The Associated Press reported Wednesday afternoon that three high school girls in Connecticut had filed a federal lawsuit to prevent transgender athletes -- read muscle-bound boys -- from competing in girls sports. The D.C.-based gay magazine Metro Weekly reported the story in total LGBT-ese.
AP's story ran on ESPN W, Time and numerous other media websites. Pat Eaton-Robb's AP story begins:
The families of three female high school runners filed a federal lawsuit Wednesday seeking to block transgender athletes in Connecticut from participating in girls' sports.
The girls take legal issue with Terry Miller and Andraya Yearwood (in photo above accepting Athlete Ally award), two male wanna-be fems, who consistently beat them in girls high school track and field sprinting events in Connecticut.

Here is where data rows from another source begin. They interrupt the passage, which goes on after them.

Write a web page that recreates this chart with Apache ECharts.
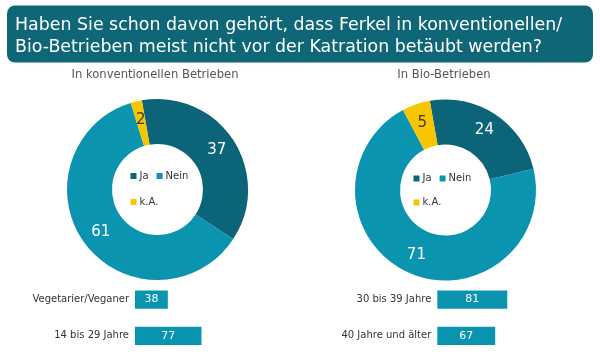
<!DOCTYPE html>
<html>
<head>
<meta charset="utf-8">
<script src="https://cdn.jsdelivr.net/npm/echarts@6/dist/echarts.min.js"></script>
<style>
  html, body { margin: 0; padding: 0; background: #fff; }
  #chart { width: 600px; height: 354px; }
</style>
</head>
<body>
<div id="chart"></div>
<script>
const answerNames = ['Ja', 'Nein', 'k.A.']
const konvValues = [37, 61, 2]
const bioValues = [24, 71, 5]

const leftBarCats = ['Vegetarier/Veganer', '14 bis 29 Jahre']
const leftBarValues = [38, 77]
const rightBarCats = ['30 bis 39 Jahre', '40 Jahre und älter']
const rightBarValues = [81, 67]

const colors = ['#0c6478', '#0a94b0', '#f7c600']
const font = 'DejaVu Sans'

const chart = echarts.init(document.getElementById('chart'))

const pieData = (values) => values.map((v, i) => ({
  name: answerNames[i],
  value: v,
  itemStyle: { color: colors[i] },
  label: { color: i === 2 ? '#3a3a3a' : '#ffffff' }
}))

const pieSeries = (center, values) => ({
  type: 'pie',
  center: center,
  radius: [45.5, 90.5],
  startAngle: 100,
  clockwise: true,
  avoidLabelOverlap: false,
  silent: true,
  label: {
    show: true,
    position: 'inside',
    formatter: '{c}',
    fontFamily: font,
    fontSize: 15
  },
  labelLine: { show: false },
  data: pieData(values)
})

const legendBase = {
  icon: 'rect',
  itemWidth: 6,
  itemHeight: 6,
  itemGap: 8,
  padding: 0,
  selectedMode: false,
  textStyle: {
    fontFamily: font,
    fontSize: 10,
    color: '#333',
    lineHeight: 12,
    padding: [0, 0, 0, -2]
  }
}

const barYAxis = (gridIndex, cats) => ({
  type: 'category',
  gridIndex: gridIndex,
  data: cats,
  inverse: true,
  axisLine: { show: false },
  axisTick: { show: false },
  axisLabel: {
    margin: 6,
    fontFamily: font,
    fontSize: 10,
    color: '#333'
  }
})

const barXAxis = (gridIndex) => ({
  type: 'value',
  gridIndex: gridIndex,
  min: 0,
  max: 100,
  show: false
})

const barSeries = (idx, values) => ({
  type: 'bar',
  xAxisIndex: idx,
  yAxisIndex: idx,
  barWidth: 18.3,
  silent: true,
  itemStyle: { color: '#0a94b0' },
  label: {
    show: true,
    position: 'inside',
    color: '#fff',
    fontFamily: font,
    fontSize: 11
  },
  data: values
})

const option = {
  animation: false,
  graphic: [
    {
      type: 'rect',
      shape: { x: 7, y: 5.5, width: 586, height: 57, r: 8 },
      style: { fill: '#0e6677' }
    },
    {
      type: 'text',
      left: 15,
      top: 14,
      style: {
        text: 'Haben Sie schon davon gehört, dass Ferkel in konventionellen/\nBio-Betrieben meist nicht vor der Katration betäubt werden?',
        fill: '#fff',
        font: '17.4px "DejaVu Sans"',
        lineHeight: 22
      }
    },
    {
      type: 'text',
      x: 155,
      y: 75,
      style: {
        text: 'In konventionellen Betrieben',
        fill: '#555',
        font: '11.6px "DejaVu Sans"',
        align: 'center',
        verticalAlign: 'middle'
      }
    },
    {
      type: 'text',
      x: 444,
      y: 75,
      style: {
        text: 'In Bio-Betrieben',
        fill: '#555',
        font: '11.6px "DejaVu Sans"',
        align: 'center',
        verticalAlign: 'middle'
      }
    }
  ],
  legend: [
    { ...legendBase, left: 130.5, top: 170, data: ['Ja', 'Nein'] },
    { ...legendBase, left: 130.5, top: 196, data: ['k.A.'] },
    { ...legendBase, left: 413.5, top: 172.5, data: ['Ja', 'Nein'] },
    { ...legendBase, left: 413.5, top: 196.5, data: ['k.A.'] }
  ],
  grid: [
    { left: 135, top: 281.5, width: 86.4, height: 74.6 },
    { left: 437.3, top: 281.5, width: 86.4, height: 74.6 }
  ],
  xAxis: [barXAxis(0), barXAxis(1)],
  yAxis: [barYAxis(0, leftBarCats), barYAxis(1, rightBarCats)],
  series: [
    pieSeries([157.5, 189.5], konvValues),
    pieSeries([445.5, 190], bioValues),
    barSeries(0, leftBarValues),
    barSeries(1, rightBarValues)
  ]
}

chart.setOption(option)
</script>
</body>
</html>
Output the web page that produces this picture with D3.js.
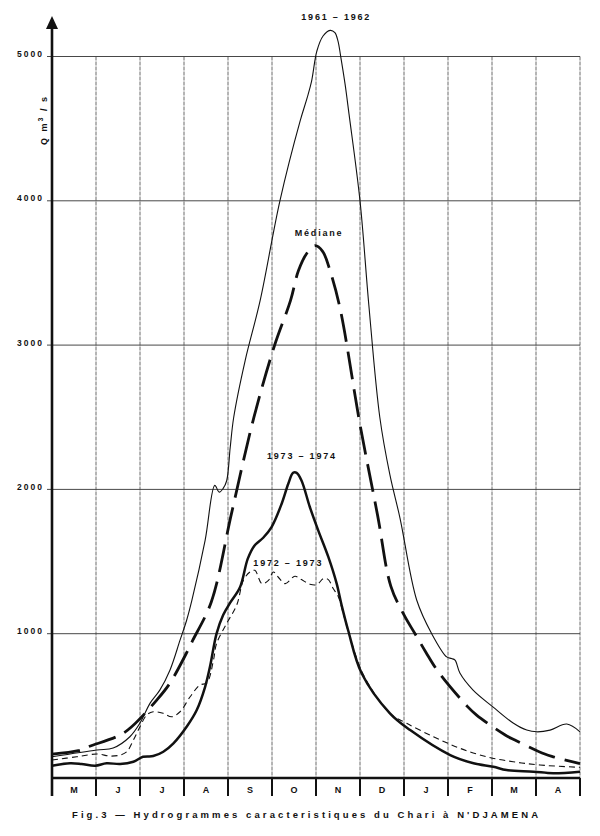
<!DOCTYPE html>
<html><head><meta charset="utf-8">
<script src="https://cdn.jsdelivr.net/npm/d3@7"></script>
<style>
html,body{margin:0;padding:0;background:#fff;}
svg{display:block;}
text{font-family:"Liberation Sans",Arial,Helvetica,sans-serif;fill:#111;}
</style></head>
<body>
<svg id="chart" width="600" height="836"></svg>
<script>
// ---- data (x in months from start of May, y in m3/s) ----
const months = ["M","J","J","A","S","O","N","D","J","F","M","A"];
const yTicks = [1000,2000,3000,4000,5000];

const y1961 = [[0,147],[1.02,194],[1.39,208],[1.77,286],[2.0,381],[2.23,519],[2.45,609],[2.68,747],[2.91,955],[3.06,1093],[3.18,1232],[3.48,1647],[3.70,2028],[3.80,1981],[3.89,2007],[3.97,2060],[4.05,2290],[4.13,2500],[4.39,2893],[4.73,3308],[5.18,4000],[5.64,4554],[5.80,4715],[5.90,4830],[6.02,5038],[6.16,5142],[6.32,5181],[6.43,5165],[6.50,5107],[6.56,5003],[6.66,4810],[6.75,4602],[7.0,4000],[7.2,3280],[7.45,2500],[7.68,2100],[7.91,1800],[8.29,1232],[8.63,1000],[8.97,839],[9.08,828],[9.16,817],[9.27,727],[9.57,609],[10.02,493],[10.48,381],[10.79,332],[11.02,320],[11.32,332],[11.70,374],[12,320]];

const mediane = [[0,166],[0.6,189],[0.83,217],[1.55,298],[1.81,355],[2.38,540],[2.68,657],[3.09,886],[3.2,955],[3.62,1220],[4.08,1834],[4.57,2477],[5.05,2990],[5.42,3308],[5.6,3515],[5.8,3640],[5.98,3689],[6.15,3650],[6.32,3515],[6.55,3250],[7.0,2450],[7.4,1820],[7.7,1330],[8.0,1130],[8.25,1000],[8.5,870],[8.77,740],[9.45,493],[9.65,436],[10.3,298],[10.52,263],[11.2,166],[11.39,147],[12,100]];

const y1973 = [[0,85],[0.41,102],[0.67,97],[0.98,85],[1.24,102],[1.55,97],[1.85,113],[2.07,147],[2.3,152],[2.53,182],[2.76,240],[3.06,355],[3.29,471],[3.48,632],[3.59,770],[3.74,1001],[3.89,1130],[4.05,1215],[4.27,1320],[4.45,1520],[4.6,1610],[4.8,1665],[4.99,1739],[5.22,1901],[5.37,2039],[5.48,2115],[5.56,2115],[5.67,2062],[5.86,1878],[6.05,1716],[6.28,1532],[6.47,1347],[6.58,1200],[6.73,1024],[7.04,724],[7.68,448],[8.14,332],[9.05,159],[9.58,102],[10.03,78],[10.33,55],[10.94,44],[11.39,33],[12,44]];

const y1972 = [[0,125],[0.56,147],[1.02,166],[1.32,152],[1.55,159],[1.7,182],[1.85,263],[2.0,355],[2.15,436],[2.3,459],[2.53,448],[2.72,424],[2.91,459],[3.14,563],[3.36,644],[3.52,660],[3.67,817],[3.74,932],[3.97,1071],[4.2,1200],[4.35,1370],[4.5,1428],[4.61,1439],[4.77,1347],[4.92,1370],[5.03,1428],[5.14,1393],[5.3,1347],[5.52,1398],[5.67,1375],[5.86,1343],[6.02,1340],[6.17,1382],[6.28,1375],[6.39,1313],[6.51,1255],[6.62,1140],[6.77,978],[7.08,713],[7.68,448],[8.06,379],[8.67,286],[9.27,206],[9.88,147],[10.48,113],[11.09,90],[12,74]];

const labels = [
  {text:"1961 – 1962", m:6.46, v:5253},
  {text:"Médiane", m:6.07, v:3758},
  {text:"1973 – 1974", m:5.68, v:2211},
  {text:"1972 – 1973", m:5.37, v:1471}
];

// ---- layout ----
const svg = d3.select("#chart");
const x = d3.scaleLinear().domain([0,12]).range([52,580]);
const y = d3.scaleLinear().domain([0,5000]).range([778,56.5]);

// horizontal grid
svg.append("g").selectAll("line").data(yTicks).join("line")
  .attr("x1",47).attr("x2",580).attr("y1",d=>y(d)).attr("y2",d=>y(d))
  .attr("stroke","#333").attr("stroke-width",0.9);

// vertical grid (month boundaries)
svg.append("g").selectAll("line").data(d3.range(1,13)).join("line")
  .attr("x1",d=>x(d)).attr("x2",d=>x(d)).attr("y1",y(5000)).attr("y2",y(0))
  .attr("stroke","#444").attr("stroke-width",0.8).attr("stroke-dasharray","4,1");

// month band ticks below baseline
svg.append("g").selectAll("line").data(d3.range(0,13)).join("line")
  .attr("x1",d=>x(d)).attr("x2",d=>x(d)).attr("y1",y(0)).attr("y2",796)
  .attr("stroke","#111").attr("stroke-width",2);

// month labels
svg.append("g").selectAll("text").data(months).join("text")
  .attr("x",(d,i)=>x(i+0.5)).attr("y",793)
  .attr("text-anchor","middle").attr("font-size",9).attr("font-weight","bold")
  .text(d=>d);

// y tick labels
svg.append("g").selectAll("text").data(yTicks).join("text")
  .attr("x",44).attr("y",d=>y(d)+0.5)
  .attr("text-anchor","end").attr("font-size",8.5).attr("font-weight","bold")
  .attr("letter-spacing","2")
  .text(d=>d);

// axes
svg.append("line").attr("x1",x(0)).attr("x2",x(12)).attr("y1",y(0)).attr("y2",y(0))
  .attr("stroke","#111").attr("stroke-width",2.6);
svg.append("line").attr("x1",x(0)).attr("x2",x(0)).attr("y1",796).attr("y2",26)
  .attr("stroke","#111").attr("stroke-width",2.6);
svg.append("path").attr("d",`M${x(0)},16 L${x(0)-6},29 L${x(0)+6},29 Z`).attr("fill","#111");

// y axis title
const yt = svg.append("text").attr("transform","translate(47,120) rotate(-90)")
  .attr("text-anchor","middle").attr("font-size",9).attr("font-weight","bold").attr("letter-spacing","2");
yt.append("tspan").text("Q m");
yt.append("tspan").attr("font-size",7).attr("dy",-4).text("3");
yt.append("tspan").attr("dy",4).text(" / s");

// curves
const line = d3.line().x(d=>x(d[0])).y(d=>y(d[1])).curve(d3.curveCatmullRom.alpha(0.5));
const series = [
  {data:y1961, w:1.1, dash:null},
  {data:y1972, w:1.1, dash:"6,4"},
  {data:mediane, w:2.8, dash:"28,10"},
  {data:y1973, w:2.5, dash:null}
];
svg.append("g").selectAll("path").data(series).join("path")
  .attr("d",d=>line(d.data)).attr("fill","none").attr("stroke","#111")
  .attr("stroke-width",d=>d.w).attr("stroke-dasharray",d=>d.dash)
  .attr("stroke-linejoin","round");

// curve labels
svg.append("g").selectAll("text").data(labels).join("text")
  .attr("x",d=>x(d.m)).attr("y",d=>y(d.v))
  .attr("text-anchor","middle").attr("font-size",9).attr("font-weight","bold")
  .attr("letter-spacing","1.8")
  .text(d=>d.text);

// caption
svg.append("text").attr("x",72).attr("y",818).attr("font-size",9.5).attr("font-weight","bold")
  .attr("textLength",466).attr("lengthAdjust","spacing")
  .text("Fig.3 — Hydrogrammes  caracteristiques du Chari à N'DJAMENA");
</script>
</body></html>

Metro Weekly can't bring itself to label the plaintiffs as girls:
A trio of cisgender female athletes is suing the Connecticut Interscholastic Athletic Conference and multiple school boards in the state for policies that allow transgender athletes to compete in high school sports based on their gender identity.
John Riley's Metro Weekly story demonizes them and their Christian law firm:
The girls, who are being represented by the anti-LGBTQ organization Alliance Defending Freedom, claim they have experienced anxiety when they have to compete against transgender athletes, and depression when they have lost to Miller and Yearwood in the past.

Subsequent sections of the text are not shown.